No more laundry?

Title : No more laundry?

Abstract:

Liquid-repellent surfaces repel liquids instead of allowing droplets to adhere. These surfaces are important in many fields including self-cleaning clothes and kitchenware, enhanced heat transfer, and anti-fouling, anti-corrosive and drag reduction coatings. The dream of research and development on liquid-repellents is a structure that has robust liquid repellency, strong mechanical stability, and is inexpensive to produce on a commercial scale. However, the functional outcomes of existing liquid-repellent surfaces have not been satisfactory, because of inadequacies of conventional structural design and fabrication approaches in engineering microstructures and properties of such surfaces.
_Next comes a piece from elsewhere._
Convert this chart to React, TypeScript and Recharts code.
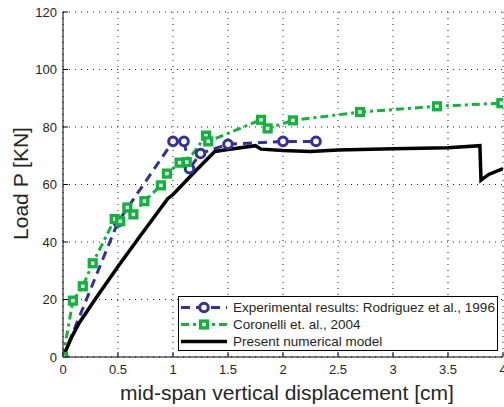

We developed a low-cost scalable approach for the fabrication of well-defined porous surfaces with robust liquid repellency and strong mechanical stability. The design of the liquid-repellent surfaces is inspired by structures on springtail cuticles, which can effectively resolve the longstanding conflict between the liquid repellency and the mechanical stability. Springtails are soil-dwelling arthropods whose habitats often experience rain and flooding. As a consequence, springtails have evolved cuticles with strong mechanical durability and robust liquid repellency to resist friction from soil particles and to survive in watery environments. We design the porous surfaces to be composed of interconnected honeycomb-like microcavities with a re-entrant profile: the interconnectivity ensures mechanical stability and the re-entrant structure yields robust liquid repellency. The cuticle-like porous surfaces are fabricated by self-assembly using microfluidic droplets, which takes full advantage of the capabilities of microfluidics in terms of scalability and precise-handling of small fluid volumes. The generation of these cuticle-like porous surfaces using microfluidics has led to precise, controllable, scalable, and inexpensive fabrication.  With this technique, no more laundry may become true.

Audience take away:

The design of the liquid-repellent surfaces was inspired by structures on springtail cuticles, which can effectively resolve the longstanding conflict between the liquid repellency and the mechanical stability. The cuticle-like porous surfaces were fabricated by self-assembly using microfluidic droplets, which takes full advantage of the capabilities of microfluidics in terms of scalability and precise-handling of small fluid volumes. The breakthrough enabled inexpensive, commercial-scale production of fluoride-free, durable omniphobic surfaces and make the dream of no more laundry and kitchen-cleaning come true, leading directly to the award of the 2018 TechConnect Global Innovation Award and the patent PCT/CN2016/104658. 

Biography:

Prof. L. Q. Wang received his PhD from University of Alberta, Canada, and is currently a professor in the Department of Mechanical Engineering, the University of Hong Kong (HKU).  Prof. Wang has over 20 years of university experience in transport phenomena, materials, nanotechnology, biotechnology, energy & environment, thermal & power engineering, and mathematics, and 2 years of industry experience as the Chief Scientist & the Global CTO. In addition to 6 authored scholarly monographs/books, 4 edited scholarly monographs, 8 book chapters, 76 keynote lectures at international conferences and over 120 invited lectures in universities/industries/organizations, Prof. Wang has published 420+ papers, many of which have been widely used by researchers all over the world, and been ranked amongst the top 1% of most-cited scientists according to Clarivate Analytics' Essential Science Indicator. Prof. Wang has also filed 30+ patents/software copyrights, and developed, with an international team consisting of about 100 scientists and engineers, a state-of-the-art thermal control system for the Alpha Magnetic Spectrometer (AMS) on the International Space Station (ISS). Prof. Wang’s work has been widely featured by local, national and international media, and received recognition through a number of awards, including the 2018 TechConnect Global Innovation Award, the 2018 Silver Medal of the International Exhibition of Inventions of Geneva, and the 2017 OSA Innovation Award.